Сазонов тут же позвонил Якушевичу и якобы добавил, что теперь генерал сломал свой телефон. В пять часов вечера 30 июля заработали аппараты Центрального телеграфа, поднимая Россию на мировую войну.99

Не следующий день Петербург с энтузиазмом встретил известие о мобилизации. Поддержка страны, народа была, казалось, обеспечена. Но царь оказался верен себе и решил «все объяснить» Вильгельму, скорее для того не выглядеть инициатором войны. 31 июля он послал «Вики» телеграмму, сообщая, что технически невозможно остановить военные приготовления, но пока переговоры в Австрией еще возможны «мои войска воздержаться от всяких наступательных операций. Даю мое честное слово».100

Вильгельм ответил жестоко. Он возлагал на царя ответственность за начало войны и уверял его, что «дошел до крайних пределов возможного» в старании сохранить мир… «Не я несу ответственность, только от тебя зависит теперь отвратить (войну)… Ты еще можешь спасти мир Европы, если остановишь военные приготовления».101 Похоже, что оба императора понимали, что ни «технически», ни как-то иначе приготовления нельзя остановить и что война вот-вот начнется. Но игра в невиновность еще продолжалась. Кроме того, оба монарха стремились хотя бы затормозить подготовку соперника и получить теперь уже военное преимущество. Обмен телеграммами продолжался.

В свою очередь, Сазонов доигрывал игру спасения мира. По просьбе Грея он смягчил текст телеграммы, которую хотел послать в Вену, чтобы показать, что Россия еще открыта для переговоров и остается верна миру.102

Отношения с Германией становились все напряженнее. Берлин стремился ускорить развязку. Днем 31 июня в 15.00 Пурталес попросил царя дать ему аудиенцию, где снова говорил о старой дружбе двух империй и снова просил царя отменить военные приготовления. В ответ царь показал проект телеграммы Сазонова в Вену как доказательство желания мира и надежды на решение конфликта. Посол ушел, видимо, озабоченным.103 Поздно вечером этого же дня, почти в полночь, когда Сазонов уже лег спать (с служебной квартире в здании МИДа), а сотрудники разошлись по домам, в министерстве появился Пурталес и потребовал свидания с министром.
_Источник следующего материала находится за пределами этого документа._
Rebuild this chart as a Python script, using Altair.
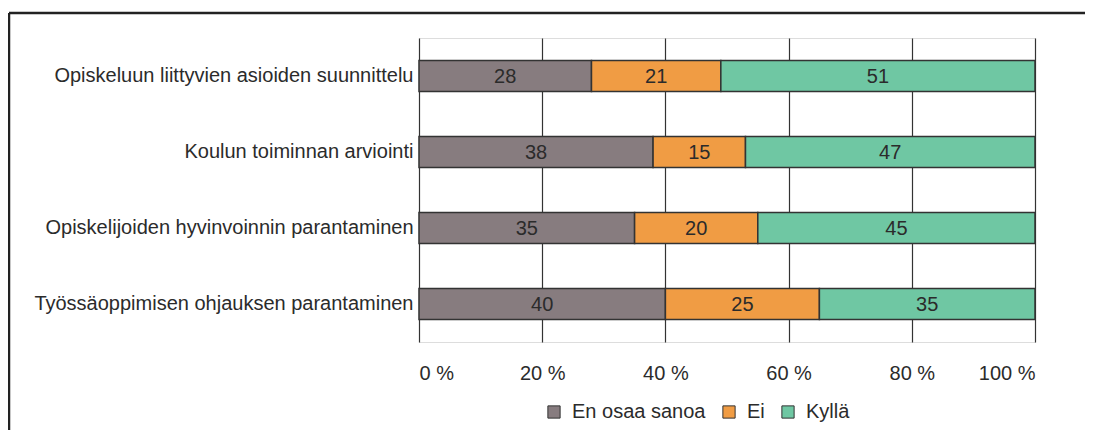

Он вручил ему ноту, фактически ультиматум. В ней говорилось, что если к 12 часам дня 1 августа не будут остановлены российские военные приготовления против Австрии и Германии, последняя объявит мобилизацию (фактически начатую почти два дня назад). Сазонов, сильно волнуясь, спросил, означает ли это требование войну? «Нет, но мы к ней чрезвычайно близки», - ответил посол. Разговор шел нервно, в повышенных тонах. Пурталес был немного глуховат, и Сазонову всегда приходилось, разговаривая с ним, повышать голос, что придавало известную напряженность их беседам. Но сейчас министр говорил так громко, почти кричал, что Пурталес обиделся и ушел «с жестом отчаяния». Германский ультиматум остался без ответа.104

В Берлине, видимо, этого ждали, и Пурталес получил приказ в 6 часов вечера 1 августа вручить ноту с объявлением войны. Дешифровка в посольстве тоны, полученной из Берлина закончилась позже срока, и Пурталес попал к Сазонову только в 7 часов вечера. Он спросил, дает ли российское правительство благоприятный ответ на вчерашнюю германскую ноту? Сазонов ответил отрицательно. Посол говорил с нарастающим волнением, дрожавшим голосом. Он трижды повторил фразу: «Согласитесь на демобилизацию! Так же взволнованно Сазонов твердо и трижды категорически отказался. Разговор был крайне напряженным. Сазонов вспоминал, что Пурталес стоял красный от волнения, с распухшими глазами. Задыхаясь, посол вручил в спешке министру две бумаги. Это были две редакции германской ноты, различавшиеся мелкими редакционными поправками, сделанными переписчиками. В них Германия объявляла войну России.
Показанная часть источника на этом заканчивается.